= DATA BLOCK =
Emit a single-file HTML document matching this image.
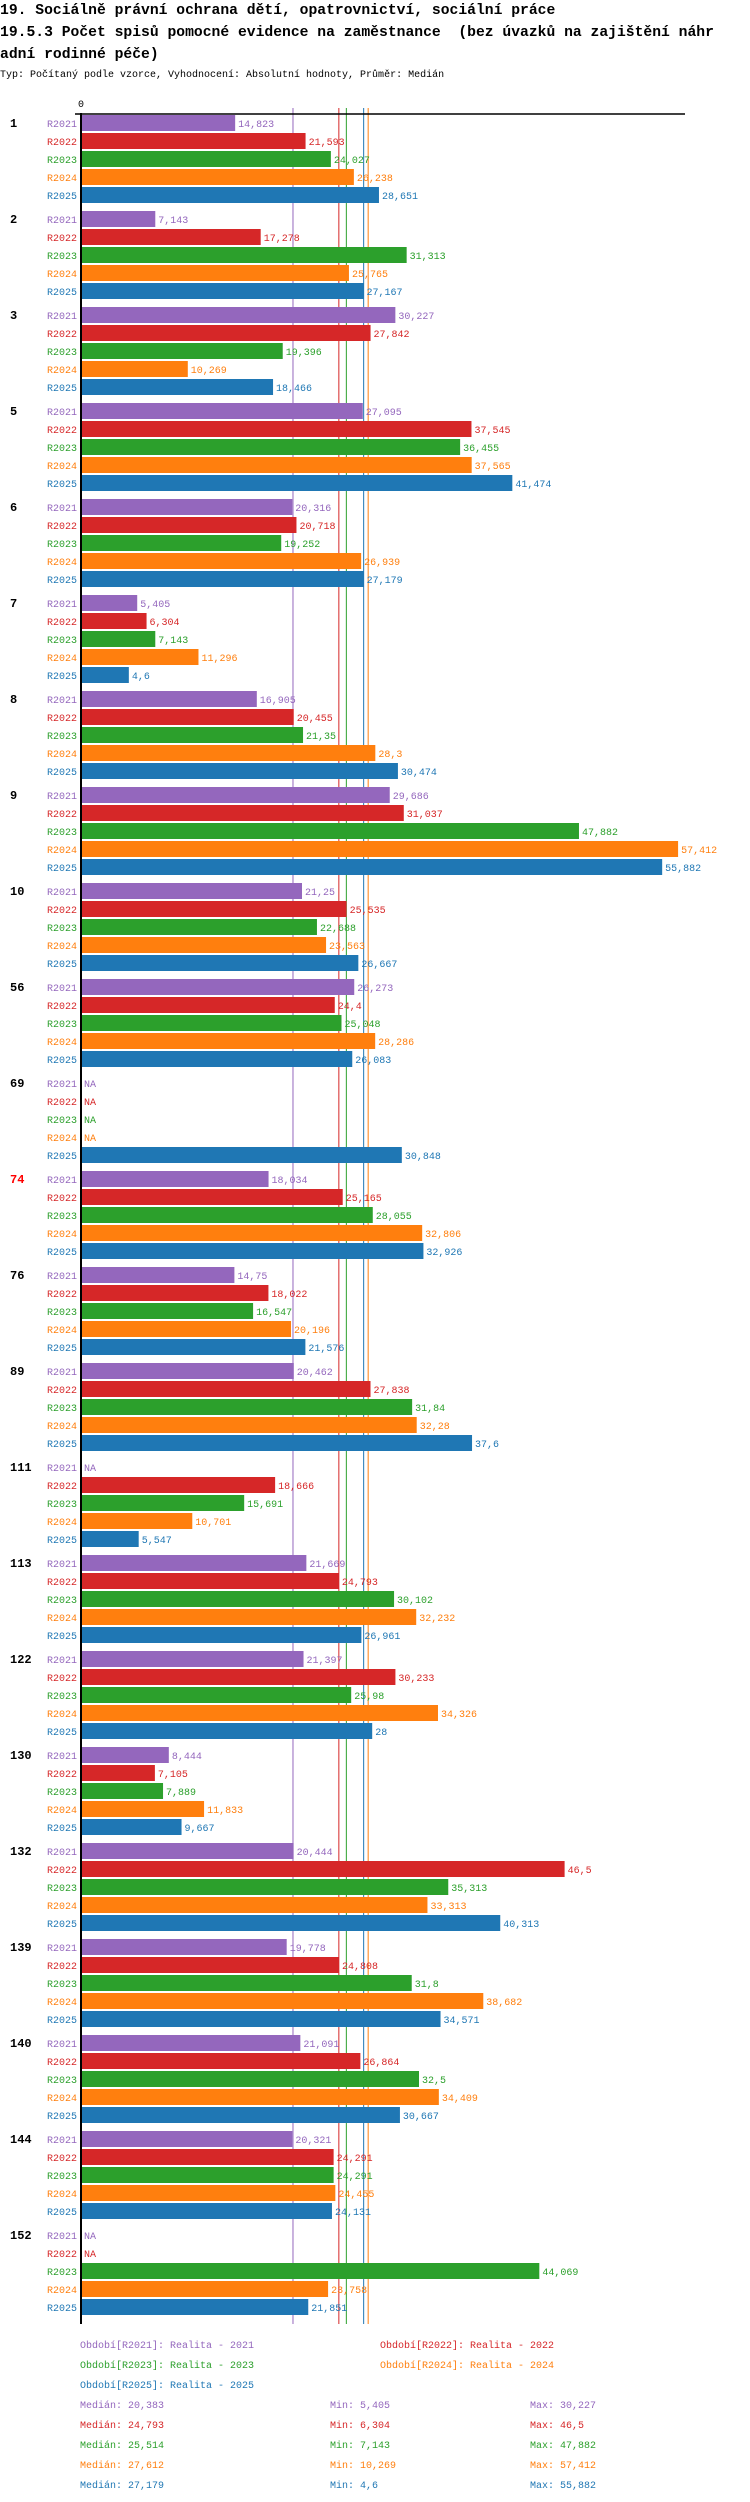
<!DOCTYPE html>
<html><head><meta charset="utf-8"><style>
body{margin:0;background:#fff;width:750px;height:2502px;overflow:hidden}
svg{display:block}
text{font-family:"Liberation Mono",monospace}
</style></head><body>
<svg id="chart" width="750" height="2502" xmlns="http://www.w3.org/2000/svg">
<text x="0" y="14" font-size="14.7" font-weight="bold">19. Sociálně právní ochrana dětí, opatrovnictví, sociální práce</text>
<text x="0" y="36" font-size="14.7" font-weight="bold" xml:space="preserve">19.5.3 Počet spisů pomocné evidence na zaměstnance  (bez úvazků na zajištění náhr</text>
<text x="0" y="58" font-size="14.7" font-weight="bold">adní rodinné péče)</text>
<text x="0" y="77" font-size="10">Typ: Počítaný podle vzorce, Vyhodnocení: Absolutní hodnoty, Průměr: Medián</text>
<g id="medians"></g>
<g id="bars"></g>
<g id="axes"></g>
<g id="legend"></g>
</svg>
<script>
const groups=["1","2","3","5","6","7","8","9","10","56","69","74","76","89","111","113","122","130","132","139","140","144","152"];
const series=["R2021","R2022","R2023","R2024","R2025"];
const colors=["#9467bd","#d62728","#2ca02c","#ff7f0e","#1f77b4"];
const v2021=[14.823,7.143,30.227,27.095,20.316,5.405,16.905,29.686,21.25,26.273,null,18.034,14.75,20.462,null,21.669,21.397,8.444,20.444,19.778,21.091,20.321,null];
const v2022=[21.593,17.278,27.842,37.545,20.718,6.304,20.455,31.037,25.535,24.4,null,25.165,18.022,27.838,18.666,24.793,30.233,7.105,46.5,24.808,26.864,24.291,null];
const v2023=[24.027,31.313,19.396,36.455,19.252,7.143,21.35,47.882,22.688,25.048,null,28.055,16.547,31.84,15.691,30.102,25.98,7.889,35.313,31.8,32.5,24.291,44.069];
const v2024=[26.238,25.765,10.269,37.565,26.939,11.296,28.3,57.412,23.563,28.286,null,32.806,20.196,32.28,10.701,32.232,34.326,11.833,33.313,38.682,34.409,24.455,23.758];
const v2025=[28.651,27.167,18.466,41.474,27.179,4.6,30.474,55.882,26.667,26.083,30.848,32.926,21.576,37.6,5.547,26.961,28,9.667,40.313,34.571,30.667,24.131,21.851];
const medians=[20.383,24.793,25.514,27.612,27.179];
const mins=[5.405,6.304,7.143,10.269,4.6];
const maxs=[30.227,46.5,47.882,57.412,55.882];
const legendNames=["Realita - 2021","Realita - 2022","Realita - 2023","Realita - 2024","Realita - 2025"];
const vals=[v2021,v2022,v2023,v2024,v2025];
const NS="http://www.w3.org/2000/svg";
const X0=81,K=10.4,TOP=115,BP=18,BH=16,GP=96;
const x=v=>X0+v*K;
const yBar=(g,s)=>TOP+g*GP+s*BP;
const fmt=v=>String(v).replace('.',',');
function mk(tag,parent,attrs,txt){const e=document.createElementNS(NS,tag);for(const k in attrs)e.setAttribute(k,attrs[k]);if(txt!==undefined)e.textContent=txt;parent.appendChild(e);return e;}
const gM=document.getElementById('medians'),gB=document.getElementById('bars'),gA=document.getElementById('axes'),gL=document.getElementById('legend');
const bottom=yBar(groups.length-1,4)+BH+9;
medians.forEach((m,i)=>{const l=mk('line',gM,{x1:x(m),x2:x(m),y1:108,y2:bottom,stroke:colors[i],'stroke-width':1});

});
groups.forEach((g,gi)=>{
 const t=mk('text',gB,{x:10,y:yBar(gi,0)+12,'font-size':12,'font-weight':'bold',fill:g==="74"?"#ff0000":"#000"},g);
 
 
 series.forEach((s,si)=>{
  const v=vals[si][gi],y=yBar(gi,si);
  const lb=mk('text',gB,{x:77,y:y+12,'font-size':10,fill:colors[si],'text-anchor':'end'},s);
  
  
  if(v===null){
   const na=mk('text',gB,{x:84,y:y+12,'font-size':10,fill:colors[si]},'NA');
   
   
   return;}
  const r=mk('rect',gB,{x:X0,y:y,width:x(v)-X0,height:BH,fill:colors[si]});
  
  
  const vl=mk('text',gB,{x:x(v)+3,y:y+12,'font-size':10,fill:colors[si]},fmt(v));
  
  
 });
});
const ax=mk('line',gA,{x1:75,x2:685,y1:114,y2:114,stroke:'#000','stroke-width':1.5});


const ay=mk('line',gA,{x1:X0,x2:X0,y1:113,y2:bottom,stroke:'#000','stroke-width':2});


const z=mk('text',gA,{x:X0,y:107,'font-size':10,'text-anchor':'middle'},'0');


series.forEach((s,i)=>{
 const lx=i%2===0?80:380,ly=2348+Math.floor(i/2)*20;
 const t=mk('text',gL,{x:lx,y:ly,'font-size':10,fill:colors[i]},'Období['+s+']: '+legendNames[i]);
 
 
 const sy=2408+i*20;
 const a=mk('text',gL,{x:80,y:sy,'font-size':10,fill:colors[i]},'Medián: '+fmt(medians[i]));
 
 
 const b=mk('text',gL,{x:330,y:sy,'font-size':10,fill:colors[i]},'Min: '+fmt(mins[i]));
 
 
 const c=mk('text',gL,{x:530,y:sy,'font-size':10,fill:colors[i]},'Max: '+fmt(maxs[i]));
 
 
});
</script>
</body></html>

= DO THIS =
Working from the listing above, pick out every line that has "document" and copy it.

= RIGHT ANSWER =
Emit a single-file HTML document matching this image.
function mk(tag,parent,attrs,txt){const e=document.createElementNS(NS,tag);for(const k in attrs)e.setAttribute(k,attrs[k]);if(txt!==undefined)e.textContent=txt;parent.appendChild(e);return e;}
const gM=document.getElementById('medians'),gB=document.getElementById('bars'),gA=document.getElementById('axes'),gL=document.getElementById('legend');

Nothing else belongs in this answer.